「Rのつかない月には食べるな」(例えばAugust(8月)には"R"がつかないから食べるのやめとけ)と言われるカキですが、それはマガキの話。
イワガキは産卵時期が違うため、ちょうど夏場、今が旬です。さらに、保存・輸入技術の向上も相まって、今では通年でカキを味わえるようになりました。
ところで、この「カキ」、漢字では『牡蠣』と書きます。この「牡」という漢字、読みは「オス」(牡馬(ボバ)の牡ですね)。
なぜ牡蠣には牡という漢字が使われているのでしょうか。そしてメスはどうなったのでしょうか。
今回は「カキ小屋で披露すると一目置かれる」雑学を、こっそり皆様にお教えします。
カキのオスメスは顕微鏡で判定する
今でもカキのオスメスは基本的に顕微鏡判定です。そんなわけで、カキに「牡蠣」という漢字が当てられた時代には、その性別を鑑定できる術などありませんでした。
そこで昔の人は思った。「カキは『白子』に似ているからオス」。そんな単純な、とお思いでしょうが、仕方ない事情もあります。
例えば「サザエ」。これは内臓部分が白のものがオス、緑のものがメス。そんなわけで、「身が白い貝=オス」という固定観念が存在しても仕方なかったのです。

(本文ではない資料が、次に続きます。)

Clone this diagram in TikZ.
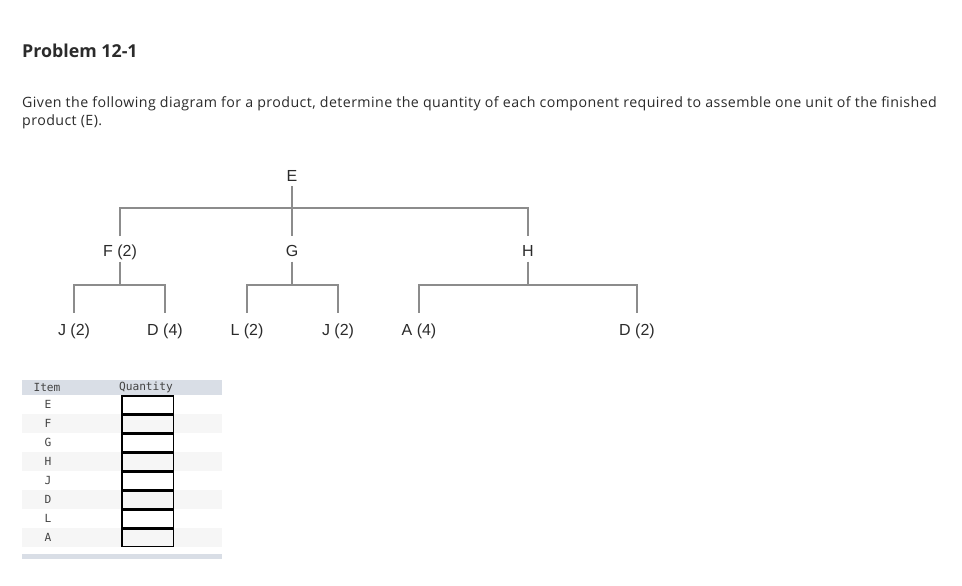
\documentclass[tikz,border=0pt]{standalone}
\usepackage{fontspec}
\setmainfont{Open Sans}
\newfontfamily\bodyfont[LetterSpace=3.0]{Open Sans}
\newfontfamily\treefont{Liberation Sans}
\newfontfamily\monofont{DejaVu Sans Mono}
\definecolor{txt}{HTML}{2B2B2B}
\definecolor{treeline}{HTML}{8C8C8C}
\definecolor{hdrband}{HTML}{D9DEE6}
\definecolor{altrow}{HTML}{F6F6F6}
\definecolor{monotxt}{HTML}{444444}
\begin{document}
\begin{tikzpicture}[x=1pt,y=-1pt,
  lbl/.style={font=\treefont\fontsize{16}{17}\selectfont, text=txt, inner sep=0pt, text height=11pt, text depth=0pt, outer sep=5pt},
  tree/.style={draw=treeline, line width=1.4pt},
  up1/.style={shorten >=4.5pt},
  body/.style={anchor=base west, inner sep=0pt, text=txt, font=\bodyfont\fontsize{14.2}{16}\selectfont},
  mono/.style={font=\monofont\fontsize{11.2}{12}\selectfont, text=monotxt, inner sep=0pt},
  qbox/.style={draw=black, line width=1.4pt}]
\useasboundingbox (0,0) rectangle (962,586);
\fill[white] (0,0) rectangle (962,586);
% heading and text
\node[anchor=base west, inner sep=0pt, text=txt, font=\bfseries\fontsize{17.8}{20}\selectfont] (title) at (22,58) {Problem 12-1};
\node[body] (line1) at (22,107) {Given the following diagram for a product, determine the quantity of each component required to assemble one unit of the finished};
\node[body] (line2) at (22,125) {product (E).};
% tree nodes
\node[lbl] (E) at (292,175.5) {E};
\node[lbl] (F) at (120,251) {F (2)};
\node[lbl] (G) at (292,251) {G};
\node[lbl] (H) at (528,251) {H};
\node[lbl] (J1) at (74,330) {J (2)};
\node[lbl] (D4) at (165,330) {D (4)};
\node[lbl] (L2) at (247,330) {L (2)};
\node[lbl] (J2) at (338,330) {J (2)};
\node[lbl] (A4) at (419,330) {A (4)};
\node[lbl] (D2) at (637,330) {D (2)};
\coordinate (b0) at (292,208);
\coordinate (bF) at (120,285);
\coordinate (bG) at (292,285);
\coordinate (bH) at (528,285);
% connectors
\draw[tree,up1] (E.south) -- (G.north);
\draw[tree,shorten <=4.5pt,shorten >=4.5pt] (F.north) |- (b0) -| (H.north);
\draw[tree] (F.south) -- (bF);
\draw[tree,shorten <=7pt,shorten >=7pt] (J1.north) |- (bF) -| (D4.north);
\draw[tree] (G.south) -- (bG);
\draw[tree,shorten <=7pt,shorten >=7pt] (L2.north) |- (bG) -| (J2.north);
\draw[tree] (H.south) -- (bH);
\draw[tree,shorten <=7pt,shorten >=7pt] (A4.north) |- (bH) -| (D2.north);
% table
\fill[hdrband] (22,380) rectangle (222,395);
\foreach \i in {1,3,5,7} {
  \fill[altrow] (22,{395+19*\i}) rectangle (222,{414+19*\i});
}
\fill[hdrband] (22,554) rectangle (222,559);
\node[mono] (hItem) at (47,387) {Item};
\node[mono] (hQty) at (146,387) {Quantity};
\foreach \t [count=\i from 0] in {E,F,G,H,J,D,L,A} {
  \node[mono] (it\i) at (48,{404.5+19*\i}) {\t};
  \draw[qbox] (122,{395.8+19*\i}) rectangle (173.5,{413.2+19*\i});
}
\end{tikzpicture}
\end{document}
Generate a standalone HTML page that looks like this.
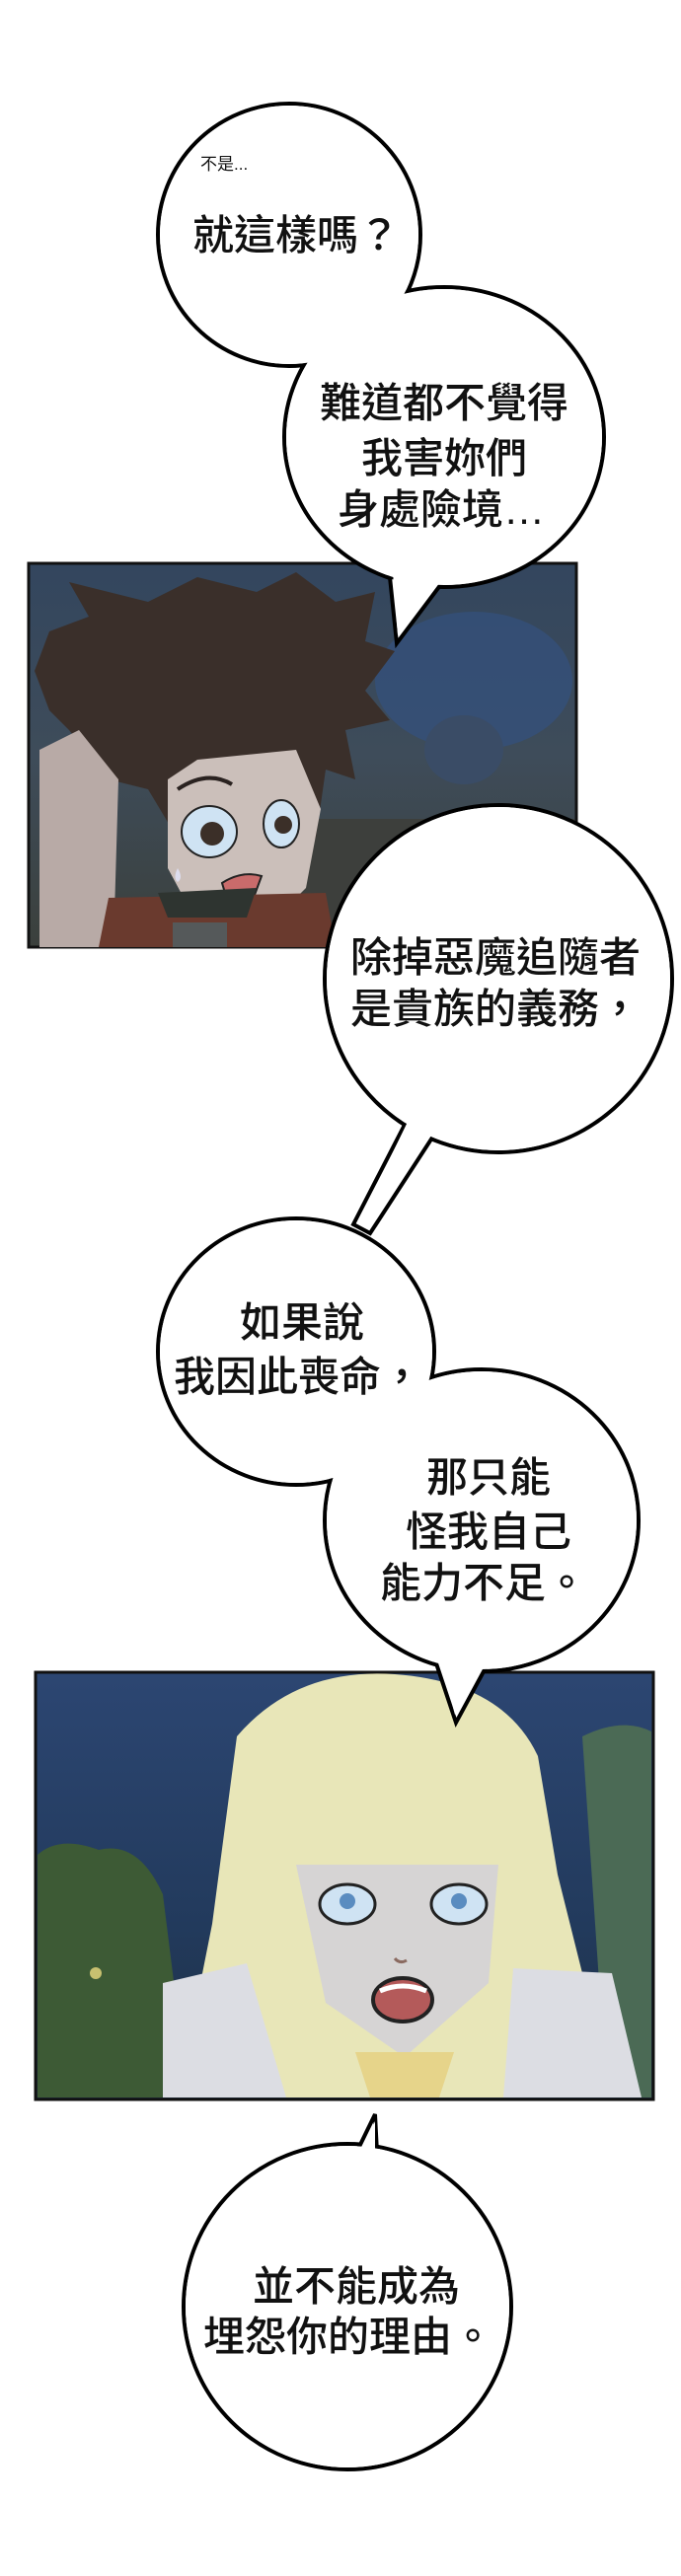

こんな観念のもと、カキは全部オスだと思われ、漢字では「牡蠣」と書かれることになりました。もちろん、メスの牡蠣もいます。
昔の人の勘違い「磯のアワビの片思い」
貝のオスとメス。恋の季節に覚えておきたい言葉を1つ。
「磯のアワビの片思い」という、最近ではあまり聞かなくなった言葉があります。言葉の意味は「片思い」。片思いをシャレて言った言葉です。
しかし、なぜ「アワビ」? これも、貝類に対する昔の人の勘違いから来た言葉です。これは「アワビが二枚貝の片側しか無い」ように見えたから。もう片方の「相方」を探している、と考えたのでしょう。
それでは、なぜアワビは片側しかないのでしょう? それは……実はアワビは「巻き貝」だから。巻き貝なのであの形も当然なのです。
二枚貝の殻は「ピッタリ合う」
さて、アワビから派生してもう1つ。雑学を畳み掛ける!
昔の人は「二枚貝の殻はピッタリ合う」という認識を持っていました(だからアワビは奇妙だと思われたのでしょう)。
例えば「ハマグリ」。大昔はハマグリの貝殻を「毛抜き」として使っていました。こんなことができるのも、貝殻がピッタリ合うから。
そして平安時代には「貝合せ」という遊びが生まれます。ハマグリの殻を複数ばらまいて、同じ貝の貝殻を2つ見つける神経衰弱的ゲームです。
ここから生まれた言葉があります。貝合せで失敗したとき、昔の人は「ぐりはま」といいました。「はま」と「ぐり」を入れ替えた言葉です。これが「ぐりはま」→「ぐれはま」→「ぐれ」と来て、現在で言う「グレる」が生まれました。室町時代から「グレる」という言葉が存在したとされています。
「牡蠣」の字を当てられたカキ。メスもしっかり存在するので、オスのカキは片思いでは終わりません。
一方で「牡」なんて言われたメスの側は、今頃グレているかも知れませんね。